Scott Van Vliet

Less Talk, More Rock

Search Engine Safe Urls in ASP.NET

I first came across Search Engine Safe (SES) URLs a year or two ago when Erik Voldengen and Bert Dawson created the CF_sesConverter Custom Tag for ColdFusion applications (http://www.fusium.com/index.cfm?fuseaction=home.buildmaster&bodyFuseaction=ses.intro). 

This tag would accept a modified Query String, which looked like a reference to a static URL, and convert the parameters and add them to the Query String (URL in ColdFusion) scope.  This process made it easier for search engines to spider dynamic Web pages and return them to the user in the search results.

Here’s an example of a standard ASP.NET URL and its SES equivalent.

Standard URL:
http://www.opgirlslearntoride.com/home.aspx?tab=371A6304

SES URL:
http://www.opgirlslearntoride.com/home.aspx/tab/371A6304

I always thought it would be cool if this would be doable in ASP.NET.  At first glance, I remembered that the Request.QueryString collection is read-only, thus you cannot add parameters at runtime.

After looking around the Web a bit, I discovered the RewritePath() method of the HttpContext class.  This method is used to rewrite the path of the request prior to page processing, and is actually used by ASP.NET in a cookieless session state.  Using this method, the URL can be rewritten before being processed by the Page methods and events, thus providing the ability to manipulate the URL Query String at runtime.

Based on this method, an SES URL can be converted into a standard URL using Regular Expressions and some string splitting:

public static string FromSesUrl(string path)

{

Match sesMatch = Regex.Match(

path,

"([\\/].[^\\/]*.aspx)(.*)",
RegexOptions.IgnoreCase);

 

string sesUrlBase = sesMatch.Groups[1].Value;

string sesUrlParams = sesMatch.Groups[2].Value;

 

string urlBase = sesUrlBase;

string urlQueryString = String.Empty;

 

       if (sesUrlParams.Trim().Length > 0)

       {

              sesUrlParams = sesUrlParams.Replace('\\', '/');

              string[] urlParams = sesUrlParams.Split('/');

              for (int idx = 1; idx < urlParams.Length; idx += 2)

              {

                     if (urlParams[idx].Trim().Length > 0)

                     {

                           urlQueryString += (idx == 1) ? "?" : "&";

                           urlQueryString += urlParams[idx];

                           urlQueryString += "=";

                           urlQueryString += (idx + 1 != urlParams.Length) ?
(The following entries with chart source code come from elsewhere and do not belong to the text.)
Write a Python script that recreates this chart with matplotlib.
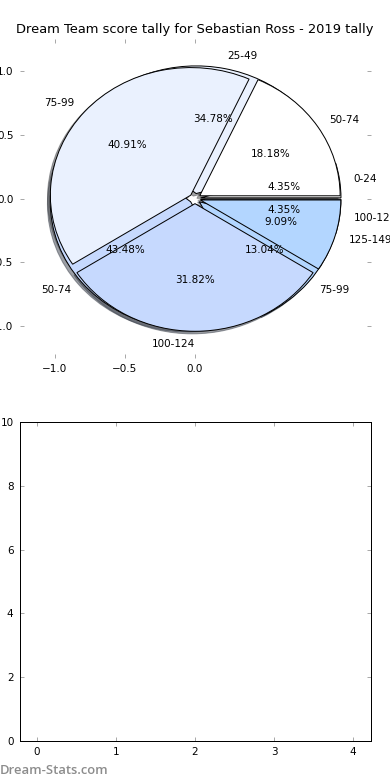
import matplotlib
matplotlib.use('Agg')
import matplotlib.pyplot as plt

title = "Dream Team score tally for Sebastian Ross - 2019 tally"
labels_a = ['0-24', '25-49', '50-74', '75-99', '100-124']
values_a = [1, 8, 10, 3, 1]
labels_b = ['50-74', '75-99', '100-124', '125-149']
values_b = [4, 9, 7, 2]
colors = ['#ffffff', '#eaf1fe', '#c6d9fe', '#b3d6ff', '#a0c4ff']
explode_a = [0.04, 0.04, 0.04, 0.04, 0.04]
explode_b = [0.04, 0.04, 0.04, 0.04]
pie_xticks = [-1.0, -0.5, 0.0]
pie_yticks = [-1.0, -0.5, 0.0, 0.5, 1.0]
bar_xticks = [0, 1, 2, 3, 4]
bar_yticks = [0, 2, 4, 6, 8, 10]

plt.rcParams['font.family'] = ['DejaVu Sans']
fig = plt.figure(figsize=(390 / 72, 780 / 72), dpi=72)
fig.subplots_adjust(left=0.05, right=0.95, bottom=0.05, top=0.95, hspace=0.2)
ax1 = fig.add_subplot(2, 1, 1)
ax2 = fig.add_subplot(2, 1, 2)

wp = dict(edgecolor='black', linewidth=1.0)
tp = dict(fontsize=10.4)
all_texts = []
for vals, labs, expl in ((values_a, labels_a, explode_a), (values_b, labels_b, explode_b)):
    _, texts, _ = ax1.pie(vals, labels=labs, colors=colors, explode=expl,
                          autopct='%1.2f%%', shadow=True, startangle=0,
                          wedgeprops=wp, textprops=tp)
    all_texts.extend(texts)
for t in all_texts:
    x, _ = t.get_position()
    if abs(x) < 1e-6:
        t.set_horizontalalignment('right')

ax1.set_aspect('auto')
ax1.set_xlim(-1.25, 1.25)
ax1.set_ylim(-1.25, 1.25)
ax1.set_frame_on(False)
ax1.set_xticks(pie_xticks)
ax1.set_yticks(pie_yticks)
ax1.set_title(title, fontsize=13)

ax2.set_xlim(-0.22, 4.22)
ax2.set_ylim(0, 10)
ax2.set_xticks(bar_xticks)
ax2.set_yticks(bar_yticks)
for sp in ax2.spines.values():
    sp.set_linewidth(1.0)

for ax in (ax1, ax2):
    ax.tick_params(direction='in', length=4, width=0.5, top=True, right=True,
                   labelsize=10.4, pad=6, color='#555555')

fig.text(0.0, 0.004, 'Dream-Stats.com', color='#8c8c8c', fontsize=13,
         family=['Open Sans', 'DejaVu Sans'], weight='semibold',
         ha='left', va='bottom')

fig.savefig('out.png', dpi=72)
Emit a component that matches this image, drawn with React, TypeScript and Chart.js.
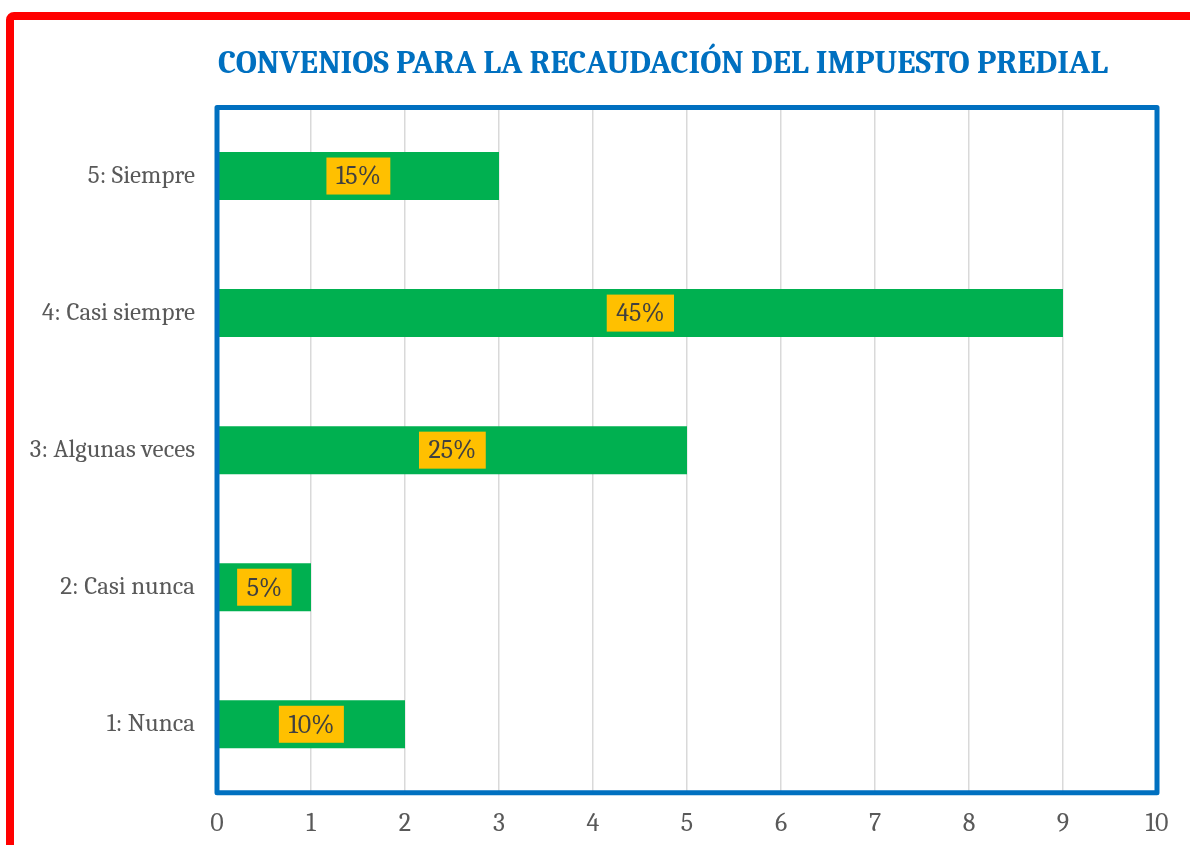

urlParams[idx + 1] : String.Empty;

                     }

              }

       }

 

       return Regex.Replace(

path,

"([\\/].[^\\/]*.aspx)(.*)",

urlBase + urlQueryString,

RegexOptions.IgnoreCase);

}


This method works great and quite fast.  Using this method, you can enable an ASP.NET application to automatically parse SES URLs and Rewrite them to standard URLs. 

However, this is only one piece of the puzzle.  Although you can use SES URLs, it does not make sense to go through your application and replace the existing standard URL references with SES URLs.  So, in order for this method to be effective, there needed to be a way to automatically convert existing standard URL references to SES URLs.  But how can this be done without rewriting source code?
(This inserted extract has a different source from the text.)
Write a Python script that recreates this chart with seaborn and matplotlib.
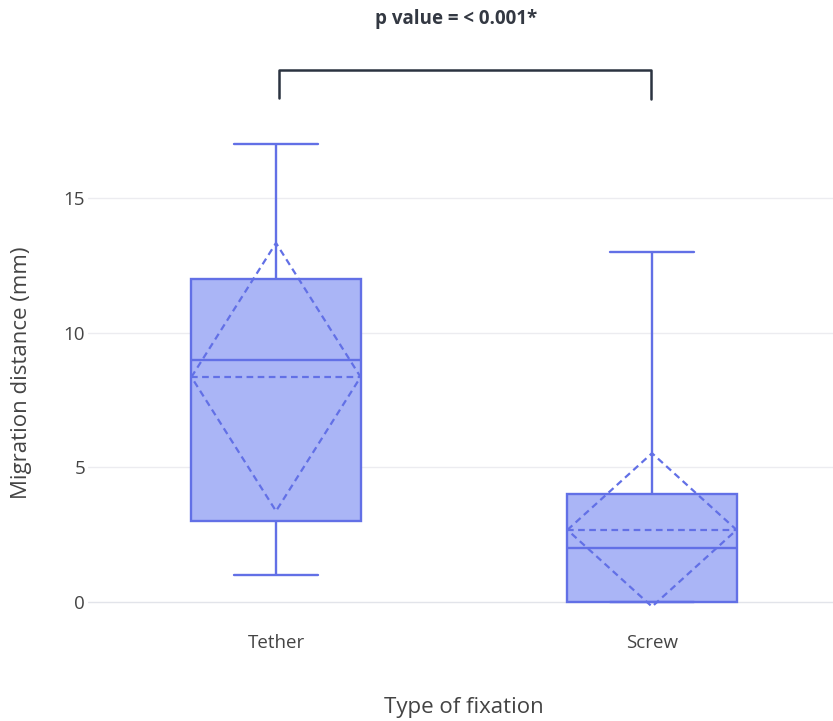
import numpy as np
import pandas as pd
import seaborn as sns
import matplotlib.pyplot as plt
from matplotlib.lines import Line2D

# Five-number summaries per fixation type (min, Q1, median, Q3, max)
groups = ["Tether", "Screw"]
tether_summary = [1, 3, 9, 12, 17]
screw_summary = [0, 0, 2, 4, 13]
means = [8.35, 2.67]
sds = [4.98, 2.85]
y_ticks = [0, 5, 10, 15]
title_text = "p value = < 0.001*"

LINE = "#6270e6"
FILL = "#aab5f6"
TEXT = "#444444"
GRID = "#ececf0"

df = pd.DataFrame({
    "fixation": ["Tether"] * len(tether_summary) + ["Screw"] * len(screw_summary),
    "distance": tether_summary + screw_summary,
})

sns.set_theme(style="white")
plt.rcParams["font.family"] = ["Open Sans", "DejaVu Sans"]

fig = plt.figure(figsize=(8.33, 7.21), dpi=100)
ax = fig.add_axes([88 / 833, (721 - 626) / 721, 752 / 833, 506 / 721])

box_w = 0.45
sns.boxplot(
    data=df, x="fixation", y="distance", order=groups, ax=ax,
    width=box_w, whis=(0, 100), saturation=1, color=FILL,
    linewidth=1.7, linecolor=LINE, showfliers=False,
)
for p in ax.patches:
    p.set_facecolor(FILL)
    p.set_edgecolor(LINE)

# Mean and standard-deviation diamonds
for i, (m, s) in enumerate(zip(means, sds)):
    hw = box_w / 2
    ax.plot([i - hw, i + hw], [m, m], color=LINE, lw=1.6,
            linestyle=(0, (3, 2)), zorder=5)
    ax.plot([i - hw, i, i + hw, i, i - hw], [m, m + s, m, m - s, m],
            color=LINE, lw=1.6, linestyle=(0, (3, 2)), zorder=5)

ax.set_xlim(-0.5, 1.5)
ax.set_ylim(-0.9, 17.9)
ax.set_yticks(y_ticks)
ax.set_yticklabels([str(t) for t in y_ticks])
for t in y_ticks:
    ax.axhline(t, color=GRID if t else "#e2e4ea", lw=1.0, zorder=0)
for sp in ax.spines.values():
    sp.set_visible(False)
ax.tick_params(axis="both", length=0, labelsize=13.5, labelcolor=TEXT)
ax.tick_params(axis="y", pad=2)
ax.tick_params(axis="x", pad=6)
ax.set_xlabel("Type of fixation", fontsize=16, color=TEXT, labelpad=32)
ax.set_ylabel("Migration distance (mm)", fontsize=16, color=TEXT, labelpad=23)

# Significance bracket and title in pixel coordinates of the figure
def fx(px):
    return px / 833

def fy(py):
    return 1 - py / 721

bracket = "#2b3340"
fig.add_artist(Line2D([fx(279), fx(279), fx(651), fx(651)],
                      [fy(98), fy(70), fy(70), fy(99)],
                      color=bracket, lw=1.8, transform=fig.transFigure))
fig.text(fx(456), fy(19), title_text, ha="center", va="center",
         fontsize=13.5, fontweight="bold", color="#333842")

fig.savefig("out.png", dpi=100)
Again, after looking around the Web, I discovered a pretty cool property of the HttpResponse class – the Filter property.  This Stream instance wraps around the HTTP entity body before transmission to the client.  Utilizing this property, I created a custom filter and added some code that would search through the response body and replace standard URL references with SES URLs.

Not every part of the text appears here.